▶ **COLLECTED DATA**
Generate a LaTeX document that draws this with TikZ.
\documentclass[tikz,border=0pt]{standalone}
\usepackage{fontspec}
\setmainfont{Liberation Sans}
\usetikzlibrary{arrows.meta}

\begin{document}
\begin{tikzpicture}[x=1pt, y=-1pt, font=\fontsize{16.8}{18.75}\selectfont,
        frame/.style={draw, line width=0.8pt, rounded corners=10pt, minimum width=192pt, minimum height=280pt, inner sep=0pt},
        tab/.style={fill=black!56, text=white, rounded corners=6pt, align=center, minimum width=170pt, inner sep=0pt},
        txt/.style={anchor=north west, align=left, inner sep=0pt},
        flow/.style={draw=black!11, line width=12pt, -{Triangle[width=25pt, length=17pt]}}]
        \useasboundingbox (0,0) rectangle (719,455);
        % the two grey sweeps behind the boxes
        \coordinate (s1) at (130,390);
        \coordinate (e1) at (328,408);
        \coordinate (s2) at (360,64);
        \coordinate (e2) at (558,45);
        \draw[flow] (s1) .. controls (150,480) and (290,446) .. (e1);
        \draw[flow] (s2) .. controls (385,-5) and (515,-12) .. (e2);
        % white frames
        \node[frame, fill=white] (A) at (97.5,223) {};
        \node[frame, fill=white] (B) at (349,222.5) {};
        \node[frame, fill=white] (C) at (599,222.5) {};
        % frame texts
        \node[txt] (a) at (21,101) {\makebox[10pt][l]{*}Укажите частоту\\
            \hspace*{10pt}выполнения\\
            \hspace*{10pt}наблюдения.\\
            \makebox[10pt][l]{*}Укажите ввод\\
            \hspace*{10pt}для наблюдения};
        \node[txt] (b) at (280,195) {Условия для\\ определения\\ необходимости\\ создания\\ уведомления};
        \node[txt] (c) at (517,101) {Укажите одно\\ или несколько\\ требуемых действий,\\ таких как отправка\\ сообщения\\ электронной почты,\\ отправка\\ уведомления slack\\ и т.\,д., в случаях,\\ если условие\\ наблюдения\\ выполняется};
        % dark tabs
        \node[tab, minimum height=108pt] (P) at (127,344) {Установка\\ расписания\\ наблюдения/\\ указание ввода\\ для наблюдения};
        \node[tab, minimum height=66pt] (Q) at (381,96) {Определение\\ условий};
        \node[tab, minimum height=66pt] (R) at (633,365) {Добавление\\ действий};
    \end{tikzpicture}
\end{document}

▶ **GIVEN INSTRUCTION**
Please quote the data above in full, with no line missing.

▶ **ANSWER**
Generate a LaTeX document that draws this with TikZ.
\documentclass[tikz,border=0pt]{standalone}
\usepackage{fontspec}
\setmainfont{Liberation Sans}
\usetikzlibrary{arrows.meta}

\begin{document}
\begin{tikzpicture}[x=1pt, y=-1pt, font=\fontsize{16.8}{18.75}\selectfont,
        frame/.style={draw, line width=0.8pt, rounded corners=10pt, minimum width=192pt, minimum height=280pt, inner sep=0pt},
        tab/.style={fill=black!56, text=white, rounded corners=6pt, align=center, minimum width=170pt, inner sep=0pt},
        txt/.style={anchor=north west, align=left, inner sep=0pt},
        flow/.style={draw=black!11, line width=12pt, -{Triangle[width=25pt, length=17pt]}}]
        \useasboundingbox (0,0) rectangle (719,455);
        % the two grey sweeps behind the boxes
        \coordinate (s1) at (130,390);
        \coordinate (e1) at (328,408);
        \coordinate (s2) at (360,64);
        \coordinate (e2) at (558,45);
        \draw[flow] (s1) .. controls (150,480) and (290,446) .. (e1);
        \draw[flow] (s2) .. controls (385,-5) and (515,-12) .. (e2);
        % white frames
        \node[frame, fill=white] (A) at (97.5,223) {};
        \node[frame, fill=white] (B) at (349,222.5) {};
        \node[frame, fill=white] (C) at (599,222.5) {};
        % frame texts
        \node[txt] (a) at (21,101) {\makebox[10pt][l]{*}Укажите частоту\\
            \hspace*{10pt}выполнения\\
            \hspace*{10pt}наблюдения.\\
            \makebox[10pt][l]{*}Укажите ввод\\
            \hspace*{10pt}для наблюдения};
        \node[txt] (b) at (280,195) {Условия для\\ определения\\ необходимости\\ создания\\ уведомления};
        \node[txt] (c) at (517,101) {Укажите одно\\ или несколько\\ требуемых действий,\\ таких как отправка\\ сообщения\\ электронной почты,\\ отправка\\ уведомления slack\\ и т.\,д., в случаях,\\ если условие\\ наблюдения\\ выполняется};
        % dark tabs
        \node[tab, minimum height=108pt] (P) at (127,344) {Установка\\ расписания\\ наблюдения/\\ указание ввода\\ для наблюдения};
        \node[tab, minimum height=66pt] (Q) at (381,96) {Определение\\ условий};
        \node[tab, minimum height=66pt] (R) at (633,365) {Добавление\\ действий};
    \end{tikzpicture}
\end{document}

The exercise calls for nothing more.